__Source data__.

— START —

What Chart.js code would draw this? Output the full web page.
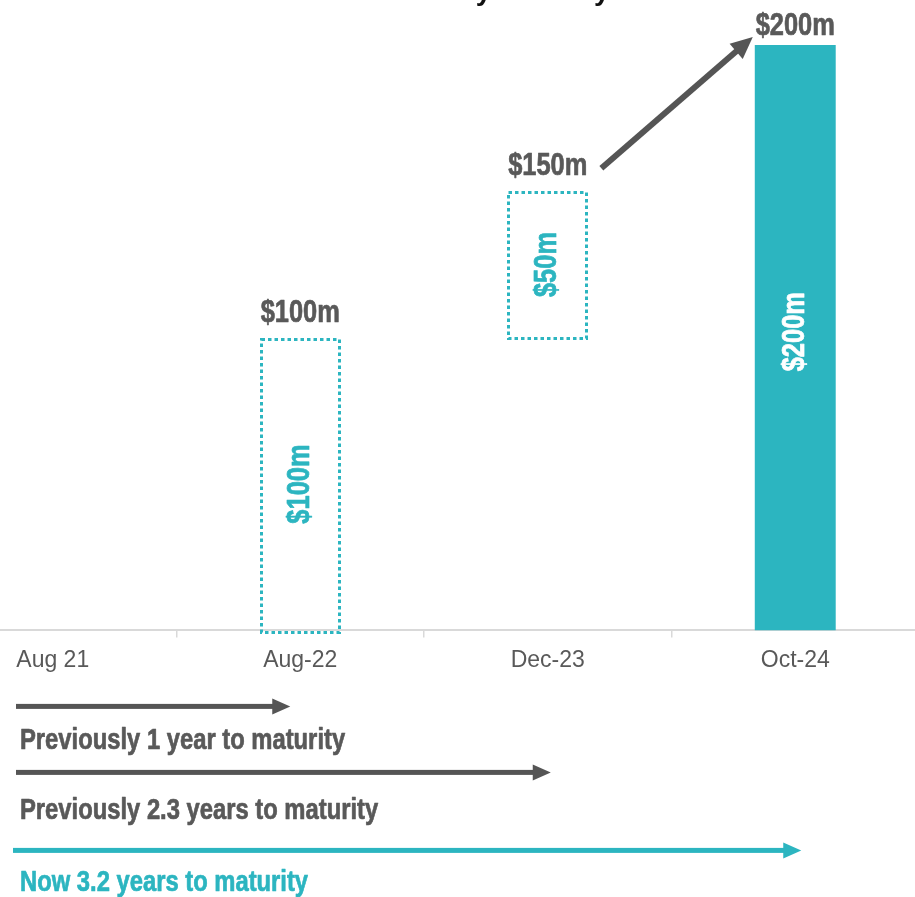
<!DOCTYPE html>
<html>
<head>
<meta charset="utf-8">
<script src="https://cdn.jsdelivr.net/npm/chart.js@4/dist/chart.umd.min.js"></script>
<style>
  html, body { margin: 0; padding: 0; background: #ffffff; overflow: hidden; width: 915px; height: 897px; }
  #wrap { position: relative; width: 915px; height: 897px; overflow: hidden; }
  #c { position: absolute; left: -71px; top: 0; }
</style>
</head>
<body>
<div id="wrap"><canvas id="c" width="990" height="897"></canvas></div>
<script>
// ---- data ----
const categories = ['Aug 21', 'Aug-22', 'Dec-23', 'Oct-24'];
const previousNotes = [null, [0, 100], [100, 150], null];   // $m, floating ranges (dotted)
const currentNotes = [null, null, null, 200];                // $m (solid)
const topLabels = [null, '$100m', '$150m', '$200m'];
const insideLabels = [null, '$100m', '$50m', '$200m'];
const maturityLabels = ['Previously 1 year to maturity', 'Previously 2.3 years to maturity', 'Now 3.2 years to maturity'];
const maturityEndCategory = [1, 2, 3];
const titleText = 'Senior notes debt by maturity';

// ---- style ----
const TEAL = '#2cb5c0';
const GRAY = '#595959';
const ARROW_GRAY = '#555555';
const SQUEEZE = 0.82;   // emulate a condensed bold face
const BASE_FONT = '"Liberation Sans", Arial, sans-serif';

function drawText(ctx, text, x, y, o) {
  ctx.save();
  ctx.translate(x, y);
  if (o.rotate) ctx.rotate(o.rotate);
  ctx.scale(SQUEEZE, 1);
  ctx.font = 'bold ' + o.size + 'px ' + BASE_FONT;
  ctx.fillStyle = o.color;
  ctx.strokeStyle = o.color;
  ctx.lineWidth = 0.7;
  ctx.lineJoin = 'round';
  ctx.textAlign = o.align || 'center';
  ctx.textBaseline = o.baseline || 'middle';
  ctx.fillText(text, 0, 0);
  ctx.strokeText(text, 0, 0);
  const w = ctx.measureText(text).width * SQUEEZE;
  ctx.restore();
  return w;
}

function arrow(ctx, x0, y0, x1, y1, shaft, headLen, headW, color) {
  const ang = Math.atan2(y1 - y0, x1 - x0);
  const len = Math.hypot(x1 - x0, y1 - y0);
  ctx.save();
  ctx.translate(x0, y0);
  ctx.rotate(ang);
  ctx.fillStyle = color;
  ctx.fillRect(0, -shaft / 2, len - headLen + 1, shaft);
  ctx.beginPath();
  ctx.moveTo(len, 0);
  ctx.lineTo(len - headLen, -headW / 2);
  ctx.lineTo(len - headLen, headW / 2);
  ctx.closePath();
  ctx.fill();
  ctx.restore();
}

const annotate = {
  id: 'annotate',
  afterDatasetsDraw(chart) {
    const ctx = chart.ctx;
    const prev = chart.getDatasetMeta(0).data;
    const cur = chart.getDatasetMeta(1).data;
    // dotted boxes
    ctx.save();
    ctx.strokeStyle = TEAL;
    ctx.lineWidth = 3;
    ctx.setLineDash([3.5, 3]);
    prev.forEach((el, i) => {
      if (previousNotes[i] == null) return;
      const top = Math.min(el.y, el.base), bot = Math.max(el.y, el.base);
      const l = Math.round(el.x - el.width / 2);
      const w = Math.round(el.width);
      ctx.strokeRect(l + 1.5, Math.round(top) + 1.5, w - 3, Math.round(bot - top));
    });
    ctx.restore();

    const rects = categories.map((c, i) => {
      const el = previousNotes[i] != null ? prev[i] : (currentNotes[i] != null ? cur[i] : null);
      if (!el) return null;
      return { x: el.x, w: el.width, top: Math.min(el.y, el.base), bot: Math.max(el.y, el.base) };
    });

    // top value labels
    const labelInfo = [];
    rects.forEach((r, i) => {
      if (!r || !topLabels[i]) return;
      const by = r.top - (currentNotes[i] != null ? 10 : 16);
      const w = drawText(ctx, topLabels[i], r.x, by, { size: 31, color: GRAY, baseline: 'alphabetic' });
      labelInfo[i] = { right: r.x + w / 2, mid: by - 11 };
    });
    // inside rotated labels
    rects.forEach((r, i) => {
      if (!r || !insideLabels[i]) return;
      const solid = currentNotes[i] != null;
      drawText(ctx, insideLabels[i], r.x, (r.top + r.bot) / 2 - (solid ? 6 : 0),
        { size: 31, color: solid ? '#ffffff' : TEAL, rotate: -Math.PI / 2 });
    });
    // diagonal arrow from $150m label to $200m bar
    const li = labelInfo[2], r3 = rects[3];
    if (li && r3) {
      arrow(ctx, li.right + 14, li.mid + 4, r3.x - r3.w / 2 - 2, r3.top - 8, 6, 22, 20, ARROW_GRAY);
    }
  },
  afterDraw(chart) {
    const ctx = chart.ctx;
    const xs = chart.scales.x;
    const base = chart.chartArea.bottom;
    const canvasLeft = -71; // canvas offset inside page
    const pageX = px => px - canvasLeft;
    // clipped title at top
    ctx.save();
    ctx.font = 'bold 28px "Liberation Sans", Arial, sans-serif';
    ctx.fillStyle = '#111111';
    ctx.textAlign = 'center';
    ctx.textBaseline = 'alphabetic';
    ctx.fillText(titleText, pageX(412), 0);
    ctx.restore();

    // maturity arrows + labels
    const arrowDy = [76, 142, 220];
    const textDy = [111, 181, 253];
    const tipOffset = [-10, 3, 6];
    const startX = [16, 16, 13];
    maturityLabels.forEach((t, i) => {
      const color = i === maturityLabels.length - 1 ? TEAL : ARROW_GRAY;
      const tip = xs.getPixelForValue(maturityEndCategory[i]) + tipOffset[i];
      const y = base + arrowDy[i];
      arrow(ctx, pageX(startX[i]), y, tip, y, 5, 18, 16, color);
      drawText(ctx, t, pageX(20), base + textDy[i], { size: 29, color: i === 2 ? TEAL : GRAY, align: 'left' });
    });
  }
};

new Chart(document.getElementById('c'), {
  type: 'bar',
  data: {
    labels: categories,
    datasets: [
      { label: 'Previous', data: previousNotes, backgroundColor: 'rgba(0,0,0,0)', borderWidth: 0,
        grouped: false, barPercentage: 0.327, categoryPercentage: 1 },
      { label: 'Now', data: currentNotes, backgroundColor: TEAL, borderWidth: 0,
        grouped: false, barPercentage: 0.327, categoryPercentage: 1 }
    ]
  },
  options: {
    responsive: false,
    animation: false,
    devicePixelRatio: 1,
    layout: { padding: { top: 45, bottom: 214, left: 0, right: 0 } },
    plugins: { legend: { display: false }, tooltip: { enabled: false }, title: { display: false } },
    scales: {
      x: {
        offset: true,
        grid: { display: true, drawOnChartArea: false, drawTicks: true, tickLength: 7, color: '#d9d9d9', lineWidth: 1.5, offset: true },
        border: { display: true, color: '#d9d9d9', width: 2 },
        ticks: { color: GRAY, padding: 9, font: { family: '"Liberation Sans", Arial, sans-serif', size: 23 }, maxRotation: 0, autoSkip: false }
      },
      y: { display: false, min: 0, max: 200 }
    }
  },
  plugins: [annotate]
});
</script>
</body>
</html>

— END —

__Given instruction__. Do not include the images; transcribe the rest of the listing exactly.

__Output__.
What Chart.js code would draw this? Output the full web page.
<!DOCTYPE html>
<html>
<head>
<meta charset="utf-8">
<script src="https://cdn.jsdelivr.net/npm/chart.js@4/dist/chart.umd.min.js"></script>
<style>
  html, body { margin: 0; padding: 0; background: #ffffff; overflow: hidden; width: 915px; height: 897px; }
  #wrap { position: relative; width: 915px; height: 897px; overflow: hidden; }
  #c { position: absolute; left: -71px; top: 0; }
</style>
</head>
<body>
<div id="wrap"><canvas id="c" width="990" height="897"></canvas></div>
<script>
// ---- data ----
const categories = ['Aug 21', 'Aug-22', 'Dec-23', 'Oct-24'];
const previousNotes = [null, [0, 100], [100, 150], null];   // $m, floating ranges (dotted)
const currentNotes = [null, null, null, 200];                // $m (solid)
const topLabels = [null, '$100m', '$150m', '$200m'];
const insideLabels = [null, '$100m', '$50m', '$200m'];
const maturityLabels = ['Previously 1 year to maturity', 'Previously 2.3 years to maturity', 'Now 3.2 years to maturity'];
const maturityEndCategory = [1, 2, 3];
const titleText = 'Senior notes debt by maturity';

// ---- style ----
const TEAL = '#2cb5c0';
const GRAY = '#595959';
const ARROW_GRAY = '#555555';
const SQUEEZE = 0.82;   // emulate a condensed bold face
const BASE_FONT = '"Liberation Sans", Arial, sans-serif';

function drawText(ctx, text, x, y, o) {
  ctx.save();
  ctx.translate(x, y);
  if (o.rotate) ctx.rotate(o.rotate);
  ctx.scale(SQUEEZE, 1);
  ctx.font = 'bold ' + o.size + 'px ' + BASE_FONT;
  ctx.fillStyle = o.color;
  ctx.strokeStyle = o.color;
  ctx.lineWidth = 0.7;
  ctx.lineJoin = 'round';
  ctx.textAlign = o.align || 'center';
  ctx.textBaseline = o.baseline || 'middle';
  ctx.fillText(text, 0, 0);
  ctx.strokeText(text, 0, 0);
  const w = ctx.measureText(text).width * SQUEEZE;
  ctx.restore();
  return w;
}

function arrow(ctx, x0, y0, x1, y1, shaft, headLen, headW, color) {
  const ang = Math.atan2(y1 - y0, x1 - x0);
  const len = Math.hypot(x1 - x0, y1 - y0);
  ctx.save();
  ctx.translate(x0, y0);
  ctx.rotate(ang);
  ctx.fillStyle = color;
  ctx.fillRect(0, -shaft / 2, len - headLen + 1, shaft);
  ctx.beginPath();
  ctx.moveTo(len, 0);
  ctx.lineTo(len - headLen, -headW / 2);
  ctx.lineTo(len - headLen, headW / 2);
  ctx.closePath();
  ctx.fill();
  ctx.restore();
}

const annotate = {
  id: 'annotate',
  afterDatasetsDraw(chart) {
    const ctx = chart.ctx;
    const prev = chart.getDatasetMeta(0).data;
    const cur = chart.getDatasetMeta(1).data;
    // dotted boxes
    ctx.save();
    ctx.strokeStyle = TEAL;
    ctx.lineWidth = 3;
    ctx.setLineDash([3.5, 3]);
    prev.forEach((el, i) => {
      if (previousNotes[i] == null) return;
      const top = Math.min(el.y, el.base), bot = Math.max(el.y, el.base);
      const l = Math.round(el.x - el.width / 2);
      const w = Math.round(el.width);
      ctx.strokeRect(l + 1.5, Math.round(top) + 1.5, w - 3, Math.round(bot - top));
    });
    ctx.restore();

    const rects = categories.map((c, i) => {
      const el = previousNotes[i] != null ? prev[i] : (currentNotes[i] != null ? cur[i] : null);
      if (!el) return null;
      return { x: el.x, w: el.width, top: Math.min(el.y, el.base), bot: Math.max(el.y, el.base) };
    });

    // top value labels
    const labelInfo = [];
    rects.forEach((r, i) => {
      if (!r || !topLabels[i]) return;
      const by = r.top - (currentNotes[i] != null ? 10 : 16);
      const w = drawText(ctx, topLabels[i], r.x, by, { size: 31, color: GRAY, baseline: 'alphabetic' });
      labelInfo[i] = { right: r.x + w / 2, mid: by - 11 };
    });
    // inside rotated labels
    rects.forEach((r, i) => {
      if (!r || !insideLabels[i]) return;
      const solid = currentNotes[i] != null;
      drawText(ctx, insideLabels[i], r.x, (r.top + r.bot) / 2 - (solid ? 6 : 0),
        { size: 31, color: solid ? '#ffffff' : TEAL, rotate: -Math.PI / 2 });
    });
    // diagonal arrow from $150m label to $200m bar
    const li = labelInfo[2], r3 = rects[3];
    if (li && r3) {
      arrow(ctx, li.right + 14, li.mid + 4, r3.x - r3.w / 2 - 2, r3.top - 8, 6, 22, 20, ARROW_GRAY);
    }
  },
  afterDraw(chart) {
    const ctx = chart.ctx;
    const xs = chart.scales.x;
    const base = chart.chartArea.bottom;
    const canvasLeft = -71; // canvas offset inside page
    const pageX = px => px - canvasLeft;
    // clipped title at top
    ctx.save();
    ctx.font = 'bold 28px "Liberation Sans", Arial, sans-serif';
    ctx.fillStyle = '#111111';
    ctx.textAlign = 'center';
    ctx.textBaseline = 'alphabetic';
    ctx.fillText(titleText, pageX(412), 0);
    ctx.restore();

    // maturity arrows + labels
    const arrowDy = [76, 142, 220];
    const textDy = [111, 181, 253];
    const tipOffset = [-10, 3, 6];
    const startX = [16, 16, 13];
    maturityLabels.forEach((t, i) => {
      const color = i === maturityLabels.length - 1 ? TEAL : ARROW_GRAY;
      const tip = xs.getPixelForValue(maturityEndCategory[i]) + tipOffset[i];
      const y = base + arrowDy[i];
      arrow(ctx, pageX(startX[i]), y, tip, y, 5, 18, 16, color);
      drawText(ctx, t, pageX(20), base + textDy[i], { size: 29, color: i === 2 ? TEAL : GRAY, align: 'left' });
    });
  }
};

new Chart(document.getElementById('c'), {
  type: 'bar',
  data: {
    labels: categories,
    datasets: [
      { label: 'Previous', data: previousNotes, backgroundColor: 'rgba(0,0,0,0)', borderWidth: 0,
        grouped: false, barPercentage: 0.327, categoryPercentage: 1 },
      { label: 'Now', data: currentNotes, backgroundColor: TEAL, borderWidth: 0,
        grouped: false, barPercentage: 0.327, categoryPercentage: 1 }
    ]
  },
  options: {
    responsive: false,
    animation: false,
    devicePixelRatio: 1,
    layout: { padding: { top: 45, bottom: 214, left: 0, right: 0 } },
    plugins: { legend: { display: false }, tooltip: { enabled: false }, title: { display: false } },
    scales: {
      x: {
        offset: true,
        grid: { display: true, drawOnChartArea: false, drawTicks: true, tickLength: 7, color: '#d9d9d9', lineWidth: 1.5, offset: true },
        border: { display: true, color: '#d9d9d9', width: 2 },
        ticks: { color: GRAY, padding: 9, font: { family: '"Liberation Sans", Arial, sans-serif', size: 23 }, maxRotation: 0, autoSkip: false }
      },
      y: { display: false, min: 0, max: 200 }
    }
  },
  plugins: [annotate]
});
</script>
</body>
</html>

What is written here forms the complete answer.